What does it mean to call yourself a “wellness resort”? That is the real question.


You offer green juices and a vegan menu, does that mean you can slap the title “wellness” onto your resort and wait for the yogi’s to descend?


As we are all aware, the health and wellness trend is well and truly here and thank god – it is about time one should be able to travel and get more than a coke and a soggy tomato roll from a hotel – but what does it truly mean to call yourself a wellness retreat?


As a wellness architect, I find it a little hard to swallow if you pay attention only to the services you provide, and not the environment you provide them in.


Want a relaxing detox massage with aromatic oils? Lovely... However, the room you will be treated in will be poorly ventilated with no fresh air circulation and the walls will be clad in a material that is leeching VOC’s into the air, all while the lighting levels do nothing to help balance your circadian rhythm. Still sound lovely?
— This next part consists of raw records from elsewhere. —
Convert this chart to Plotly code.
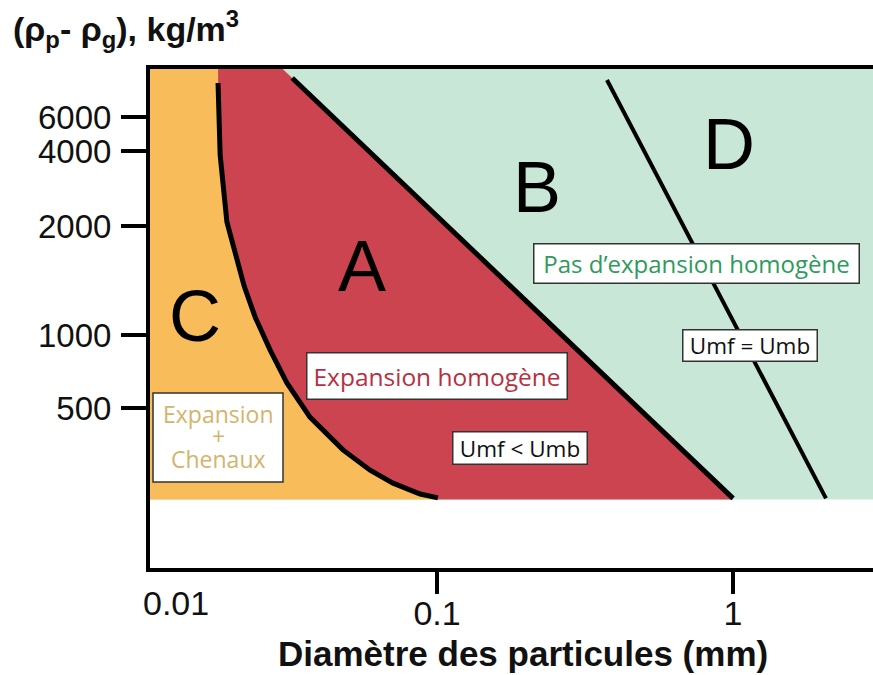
import numpy as np
import plotly.graph_objects as go

# ---------------- data ----------------
# x axis: particle diameter (mm), logarithmic
X_RANGE_MM = [0.01072, 2.97]
X_TICK_VALUES = [0.1, 1]
X_TICK_LABELS = ["0.1", "1"]
X_FIRST_LABEL = "0.01"

# y axis: density difference (kg/m3) on the hand-drawn (non-uniform) scale
Y_TICK_VALUES = [500, 1000, 2000, 4000, 6000]
Y_TICK_LABELS = ["500", "1000", "2000", "4000", "6000"]
Y_TICK_AXIS_POS = [0.3206, 0.4669, 0.6854, 0.8357, 0.9038]

RHO_FLOOR = 210      # lower limit of the coloured zones
RHO_CEIL = 12000     # beyond top of the frame

# boundary C / A (curve)
CA_DIAM = [0.0182, 0.0185, 0.0195, 0.0208, 0.0223, 0.0243, 0.0273, 0.0311,
           0.0372, 0.0481, 0.0594, 0.0710, 0.0877, 0.1007]
CA_RHO = [9000, 3850, 2075, 1660, 1365, 1120, 867, 634,
          459, 336, 277, 245, 221, 213]

# boundary A / B (straight)
AB_DIAM = [0.0324, 1.0]
AB_RHO = [9550, 212]

# boundary B / D (straight)
BD_DIAM = [0.375, 2.06]
BD_RHO = [9330, 212]

GROUP_LETTERS = ["A", "B", "C", "D"]

# ---------------- scale helper ----------------
_lt = np.log10(np.array(Y_TICK_VALUES, float))
_p = np.array(Y_TICK_AXIS_POS, float)
_s0 = (_p[1] - _p[0]) / (_lt[1] - _lt[0])
_s1 = (_p[-1] - _p[-2]) / (_lt[-1] - _lt[-2])


def rho_to_axis(rho):
    l = np.log10(np.atleast_1d(np.asarray(rho, float)))
    out = np.interp(l, _lt, _p)
    out = np.where(l < _lt[0], _p[0] + (l - _lt[0]) * _s0, out)
    out = np.where(l > _lt[-1], _p[-1] + (l - _lt[-1]) * _s1, out)
    return out


u_floor = float(rho_to_axis(RHO_FLOOR)[0])
u_ceil = float(rho_to_axis(RHO_CEIL)[0])
ca_u = list(rho_to_axis(CA_RHO))
ab_u = list(rho_to_axis(AB_RHO))
bd_u = list(rho_to_axis(BD_RHO))

# extend A/B boundary up to the top of the frame (for the fill)
lab = np.log10(AB_DIAM)
ab_top_d = 10 ** (lab[0] + (u_ceil - ab_u[0]) * (lab[1] - lab[0]) / (ab_u[1] - ab_u[0]))

xmin, xmax = X_RANGE_MM[0] * 0.9, X_RANGE_MM[1] * 1.1

ORANGE = "#F8BC5A"
RED = "#CC4450"
GREEN = "#C9E7D7"

fig = go.Figure()

# zone B/D (green)
fig.add_trace(go.Scatter(x=[xmin, xmin, xmax, xmax], y=[u_floor, u_ceil, u_ceil, u_floor],
                         fill="toself", fillcolor=GREEN, mode="none", hoverinfo="skip"))
# zone A (red)
fig.add_trace(go.Scatter(
    x=[CA_DIAM[0]] + CA_DIAM + [CA_DIAM[-1], AB_DIAM[1], AB_DIAM[0], ab_top_d],
    y=[u_ceil] + ca_u + [u_floor, u_floor, ab_u[0], u_ceil],
    fill="toself", fillcolor=RED, mode="none", hoverinfo="skip"))
# zone C (orange)
fig.add_trace(go.Scatter(
    x=[xmin, xmin, CA_DIAM[0]] + CA_DIAM + [CA_DIAM[-1]],
    y=[u_floor, u_ceil, u_ceil] + ca_u + [u_floor],
    fill="toself", fillcolor=ORANGE, mode="none", hoverinfo="skip"))

# boundaries
fig.add_trace(go.Scatter(x=CA_DIAM, y=ca_u, mode="lines",
                         line=dict(color="black", width=5), hoverinfo="skip"))
fig.add_trace(go.Scatter(x=AB_DIAM, y=ab_u, mode="lines",
                         line=dict(color="black", width=5), hoverinfo="skip"))
fig.add_trace(go.Scatter(x=BD_DIAM, y=bd_u, mode="lines",
                         line=dict(color="black", width=4), hoverinfo="skip"))

L, T, B, W, H = 150, 69, 107, 873, 675
PW, PH = W - L, H - T - B


def px(xp):
    return (xp - L) / PW


def py(yp):
    return (T + PH - yp) / PH


ann = []
# group letters
for letter, (cx, cy) in zip(GROUP_LETTERS, [(362, 266), (537, 187), (195, 316), (729, 144)]):
    ann.append(dict(text=letter, x=px(cx), y=py(cy), xref="paper", yref="paper",
                    showarrow=False, xanchor="center", yanchor="middle",
                    font=dict(family="Liberation Sans, Arial", size=72, color="black")))

BOX_FONT = "Open Sans, Noto Sans"
boxes = [
    ("Pas d\u2019expansion homogène", 696, 263, 326, 40, "#2E9A5C", 24),
    ("Umf = Umb", 750, 345, 135, 32, "#111111", 22.5),
    ("Expansion homogène", 437, 376, 261, 47, "#B8303F", 24.5),
    ("Umf &lt; Umb", 520, 448, 135, 33, "#111111", 22.5),
]
for txt, cx, cy, w, h, col, fs in boxes:
    ann.append(dict(text=txt, x=px(cx), y=py(cy), xref="paper", yref="paper",
                    showarrow=False, xanchor="center", yanchor="middle",
                    width=w - 2, height=h - 2, borderpad=0, bgcolor="white",
                    bordercolor="#333333", borderwidth=1.5,
                    font=dict(family=BOX_FONT, size=fs, color=col)))

# "Expansion + Chenaux" box
shapes = [dict(type="rect", xref="paper", yref="paper", x0=px(153), x1=px(283),
               y0=py(482), y1=py(393), fillcolor="white",
               line=dict(color="#333333", width=1.5), layer="above")]
for txt, cy in [("Expansion", 414), ("+", 436), ("Chenaux", 459)]:
    ann.append(dict(text=txt, x=px(218), y=py(cy), xref="paper", yref="paper",
                    showarrow=False, xanchor="center", yanchor="middle",
                    font=dict(family=BOX_FONT, size=23, color="#D4B46C")))

# first x label (no tick) and axis titles
ann.append(dict(text=X_FIRST_LABEL, x=px(176), y=py(603), xref="paper", yref="paper",
                showarrow=False, xanchor="center", yanchor="middle",
                font=dict(family="Liberation Sans, Arial", size=34, color="#111")))
ann.append(dict(text="<b>Diamètre des particules (mm)</b>", x=px(523), y=py(653),
                xref="paper", yref="paper", showarrow=False,
                xanchor="center", yanchor="middle",
                font=dict(family="Liberation Sans, Arial", size=35, color="#111")))
ann.append(dict(text="<b>(ρ<sub>p</sub>- ρ<sub>g</sub>), kg/m<sup>3</sup></b>",
                x=px(11), y=py(29), xref="paper", yref="paper", showarrow=False,
                xanchor="left", yanchor="middle",
                font=dict(family="Liberation Sans, Arial", size=34, color="#111")))

fig.update_layout(
    width=W, height=H,
    margin=dict(l=L, r=0, t=T, b=B, autoexpand=False),
    paper_bgcolor="white", plot_bgcolor="white",
    showlegend=False,
    annotations=ann,
    shapes=shapes,
    xaxis=dict(type="log", range=[np.log10(X_RANGE_MM[0]), np.log10(X_RANGE_MM[1])],
               tickvals=X_TICK_VALUES, ticktext=X_TICK_LABELS, automargin=False,
               ticks="outside", ticklen=22, tickwidth=4, tickcolor="black",
               showline=True, linewidth=4, linecolor="black", mirror=True,
               showgrid=False, zeroline=False, ticklabelstandoff=-10,
               tickfont=dict(family="Liberation Sans, Arial", size=34, color="#111")),
    yaxis=dict(range=[0, 1], tickvals=Y_TICK_AXIS_POS, ticktext=Y_TICK_LABELS,
               automargin=False,
               ticks="outside", ticklen=25, tickwidth=4, tickcolor="black",
               showline=True, linewidth=4, linecolor="black", mirror=False,
               showgrid=False, zeroline=False, ticklabelstandoff=3,
               tickfont=dict(family="Liberation Sans, Arial", size=33, color="#111")),
)

fig.write_html("out.html",
               config={"displayModeBar": False},
               post_script="document.body.style.margin='0';"
                           "document.body.style.overflow='hidden';")
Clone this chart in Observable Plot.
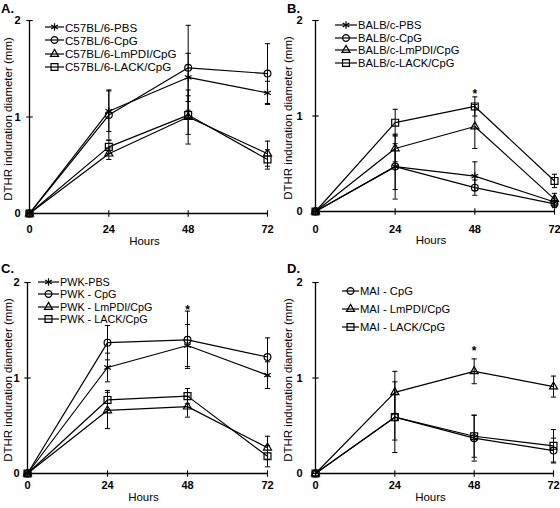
<!DOCTYPE html>
<html>
<head>
<meta charset="utf-8">
<script src="https://cdn.jsdelivr.net/npm/d3@7"></script>
<script src="https://cdn.jsdelivr.net/npm/@observablehq/plot@0.6"></script>
<style>
  body { margin: 0; background: #fff; }
  #wrap { position: relative; width: 560px; height: 508px; overflow: hidden; background: #fff;
          font-family: "Liberation Sans", Arial, sans-serif; color: #000; }
  .panel { position: absolute; width: 280px; height: 254px; }
  .letter { position: absolute; font-weight: bold; font-size: 13px; line-height: 13px; font-family: "Liberation Sans", Arial, sans-serif; }
  .legend { position: absolute; font-family: "Liberation Sans", Arial, sans-serif; }
  .legrow { position: absolute; display: flex; align-items: center; white-space: nowrap; }
  .legrow svg { display: block; }
</style>
</head>
<body>
<div id="wrap"></div>
<script>
// ---------- data ----------
const hours = [0, 24, 48, 72];
const xTicks = [0, 24, 48, 72];
const yTicks = [0, 1, 2];

const seriesA = ["C57BL/6-PBS", "C57BL/6-CpG", "C57BL/6-LmPDI/CpG", "C57BL/6-LACK/CpG"];
const meanA = [[0, 1.06, 1.41, 1.25], [0, 1.02, 1.51, 1.45], [0, 0.62, 1.00, 0.62], [0, 0.69, 1.02, 0.56]];
const errA  = [[0, 0.21, 0.25, 0.12], [0, 0.26, 0.44, 0.31], [0, 0.06, 0.28, 0.13], [0, 0.07, 0.20, 0.10]];
const starA = [];

const seriesB = ["BALB/c-PBS", "BALB/c-CpG", "BALB/c-LmPDI/CpG", "BALB/c-LACK/CpG"];
const meanB = [[0, 0.47, 0.37, 0.10], [0, 0.47, 0.25, 0.08], [0, 0.66, 0.89, 0.13], [0, 0.93, 1.10, 0.32]];
const errB  = [[0, 0.34, 0.15, 0.04], [0, 0.24, 0.08, 0.04], [0, 0.14, 0.23, 0.06], [0, 0.14, 0.10, 0.07]];
const starB = [{hour: 48, value: 1.26}];

const seriesC = ["PWK-PBS", "PWK - CpG", "PWK - LmPDI/CpG", "PWK - LACK/CpG"];
const meanC = [[0, 1.11, 1.34, 1.03], [0, 1.37, 1.40, 1.22], [0, 0.66, 0.70, 0.27], [0, 0.77, 0.81, 0.18]];
const errC  = [[0, 0.15, 0.22, 0.14], [0, 0.18, 0.30, 0.20], [0, 0.19, 0.11, 0.12], [0, 0.10, 0.08, 0.11]];
const starC = [{hour: 48, value: 1.74}];

const seriesD = ["MAI - CpG", "MAI - LmPDI/CpG", "MAI - LACK/CpG"];
const meanD = [[0, 0.59, 0.37, 0.24], [0, 0.85, 1.07, 0.91], [0, 0.59, 0.39, 0.29]];
const errD  = [[0, 0.37, 0.24, 0.13], [0, 0.22, 0.13, 0.11], [0, 0.24, 0.22, 0.17]];
const starD = [{hour: 48, value: 1.31}];

const xLabel = "Hours";
const yLabel = "DTHR induration diameter (mm)";

// ---------- styles ----------
const FONT = "'Liberation Sans', Arial, sans-serif";
const symbolStyle = {
  asterisk: {symbol: "asterisk", r: 3.6},
  circle:   {symbol: "circle",   r: 3.4},
  triangle: {symbol: "triangle", r: 3.0},
  square:   {symbol: "square",   r: 3.9}
};
const vTick = {draw(ctx, size) { const r = Math.sqrt(size / Math.PI); ctx.moveTo(0, -r); ctx.lineTo(0, r); }};
const hTick = {draw(ctx, size) { const r = Math.sqrt(size / Math.PI); ctx.moveTo(-r, 0); ctx.lineTo(r, 0); }};

const panels = [
  {letter: "A.", series: seriesA, mean: meanA, err: errA, star: starA,
   syms: ["asterisk", "circle", "triangle", "square"],
   left: 0, top: 0, m: {l: 29, r: 13, t: 20, b: 41}, tickPad: 12, hoursDy: 28, yPad: 9,
   leg: {x: 45, y: 27, dy: 13.3, lineW: 19, fs: 11.6}, letterPos: [1, 2]},
  {letter: "B.", series: seriesB, mean: meanB, err: errB, star: starB,
   syms: ["asterisk", "circle", "triangle", "square"],
   left: 280, top: 0, m: {l: 35, r: 6, t: 20, b: 43}, tickPad: 14, hoursDy: 29, yPad: 13,
   leg: {x: 335, y: 25, dy: 12.7, lineW: 22, fs: 11.2}, letterPos: [287, 2]},
  {letter: "C.", series: seriesC, mean: meanC, err: errC, star: starC,
   syms: ["asterisk", "circle", "triangle", "square"],
   left: 0, top: 254, m: {l: 27, r: 13, t: 28, b: 35}, tickPad: 8, hoursDy: 24, yPad: 8,
   leg: {x: 38, y: 282, dy: 12.3, lineW: 21, fs: 10.8}, letterPos: [1, 262]},
  {letter: "D.", series: seriesD, mean: meanD, err: errD, star: starD,
   syms: ["circle", "triangle", "square"],
   left: 280, top: 254, m: {l: 35, r: 7, t: 28, b: 35}, tickPad: 8, hoursDy: 24, yPad: 13,
   leg: {x: 342, y: 291, dy: 18, lineW: 17, fs: 11.2}, letterPos: [287, 262]}
];

const wrap = document.getElementById("wrap");

for (const p of panels) {
  const rows = [];
  p.series.forEach((s, i) => hours.forEach((h, j) => rows.push({s, i, hour: h, mean: p.mean[i][j], err: p.err[i][j]})));
  const withErr = rows.filter(d => d.err > 0);

  const marks = [
    // error bars
    Plot.ruleX(withErr, {x: "hour", y1: d => d.mean - d.err, y2: d => d.mean + d.err, stroke: "black", strokeWidth: 1}),
    Plot.dot(withErr, {x: "hour", y: d => d.mean + d.err, symbol: hTick, r: 2.6, stroke: "black", strokeWidth: 1}),
    Plot.dot(withErr, {x: "hour", y: d => d.mean - d.err, symbol: hTick, r: 2.6, stroke: "black", strokeWidth: 1}),
    // lines
    Plot.line(rows, {x: "hour", y: "mean", z: "s", stroke: "black", strokeWidth: 1.2}),
    // markers
    ...p.series.map((s, i) => {
      const st = symbolStyle[p.syms[i]];
      return Plot.dot(rows.filter(d => d.i === i), {x: "hour", y: "mean", symbol: st.symbol, r: st.r,
        stroke: "black", fill: "none", strokeWidth: 1.2});
    }),
    // axes lines + crossing ticks
    Plot.ruleX([0], {stroke: "black", strokeWidth: 1.3}),
    Plot.ruleY([0], {stroke: "black", strokeWidth: 1.3}),
    Plot.dot(xTicks, {x: d => d, y: () => 0, symbol: vTick, r: 3.2, stroke: "black", strokeWidth: 1.1}),
    Plot.dot(yTicks, {x: () => 0, y: d => d, symbol: hTick, r: 3.2, stroke: "black", strokeWidth: 1.1}),
    Plot.axisX({ticks: xTicks, tickFormat: d => String(d), tickSize: 0, tickPadding: p.tickPad, fontWeight: "bold", fontSize: 11, label: null}),
    Plot.axisY({ticks: yTicks, tickFormat: d => String(d), tickSize: 0, tickPadding: p.yPad, fontWeight: "bold", fontSize: 11, label: null}),
    Plot.text([xLabel], {frameAnchor: "bottom", dy: p.hoursDy, dx: -4, fontSize: 11.5, lineAnchor: "middle"}),
    Plot.text([yLabel], {frameAnchor: "left", rotate: -90, textAnchor: "middle", dx: -(p.m.l - 8), dy: 2, fontSize: 11.5, lineAnchor: "middle"}),
    Plot.text(p.star, {x: "hour", y: "value", text: () => "*", fontSize: 12, fontWeight: "bold", lineAnchor: "middle", dy: 3})
  ];

  const chart = Plot.plot({
    width: 280, height: 254,
    marginLeft: p.m.l, marginRight: p.m.r, marginTop: p.m.t, marginBottom: p.m.b,
    x: {domain: [0, 72]},
    y: {domain: [0, 2]},
    style: {fontFamily: FONT, color: "black", background: "transparent", overflow: "visible"},
    marks
  });

  const div = document.createElement("div");
  div.className = "panel";
  div.style.left = p.left + "px";
  div.style.top = p.top + "px";
  div.appendChild(chart);
  wrap.appendChild(div);

  // panel letter
  const let_ = document.createElement("div");
  let_.className = "letter";
  let_.textContent = p.letter;
  let_.style.left = p.letterPos[0] + "px";
  let_.style.top = p.letterPos[1] + "px";
  wrap.appendChild(let_);

  // legend
  p.series.forEach((s, i) => {
    const row = document.createElement("div");
    row.className = "legrow legend";
    row.style.left = p.leg.x + "px";
    row.style.top = (p.leg.y + i * p.leg.dy - 6) + "px";
    row.style.height = "12px";
    row.style.fontSize = p.leg.fs + "px";
    const w = p.leg.lineW;
    const svg = d3.create("svg").attr("width", w + 1).attr("height", 12);
    svg.append("line").attr("x1", 0).attr("x2", w).attr("y1", 6).attr("y2", 6).attr("stroke", "black").attr("stroke-width", 1.2);
    const st = symbolStyle[p.syms[i]];
    const sym = d3.symbol(d3["symbol" + st.symbol[0].toUpperCase() + st.symbol.slice(1)], st.r * st.r * Math.PI);
    svg.append("path").attr("d", sym()).attr("transform", `translate(${w / 2},6)`)
      .attr("fill", "none").attr("stroke", "black").attr("stroke-width", 1.2);
    row.appendChild(svg.node());
    const t = document.createElement("span");
    t.textContent = s;
    row.appendChild(t);
    wrap.appendChild(row);
  });
}
</script>
</body>
</html>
You cannot claim to be a wellness retreat if you have not designed the building with intentional wellness design decisions.


You cannot serve green juice, offer yoga on the deck and run daily gym classes if you resort has been constructed with no consideration to material selection, you have terrible fluorescent lighting that messes with the bodies circadian rhythm and your do not filter your air nor water. That is just like having a cheap manufacturer in china make your clothing (again from synthetic materials) and sticking your ‘green’ label on it and calling it “sustainable”.


Wellness is the new trend, I get that – but there is more to a wellness destination than some products and services. It starts with the environment you provide them in and that needs to be considered before the footings are laid.


Wellness is not something you can just fake.

There are real ramifications from living and working in poorly designed spaces and we are only just scratching the surface of what a well (or WELL) designed environment can do on mood, productivity and health.


I cannot wait to see the WELL Building Standard become standard design. As designers we should care about how our buildings affect the internal users, rather than the ego of aesthetics.


So enough of the “Wellness Resort” tag line unless you have truly, deeply considered all aspects of your resort, all the way down the selection of pain and the substrate of your closets.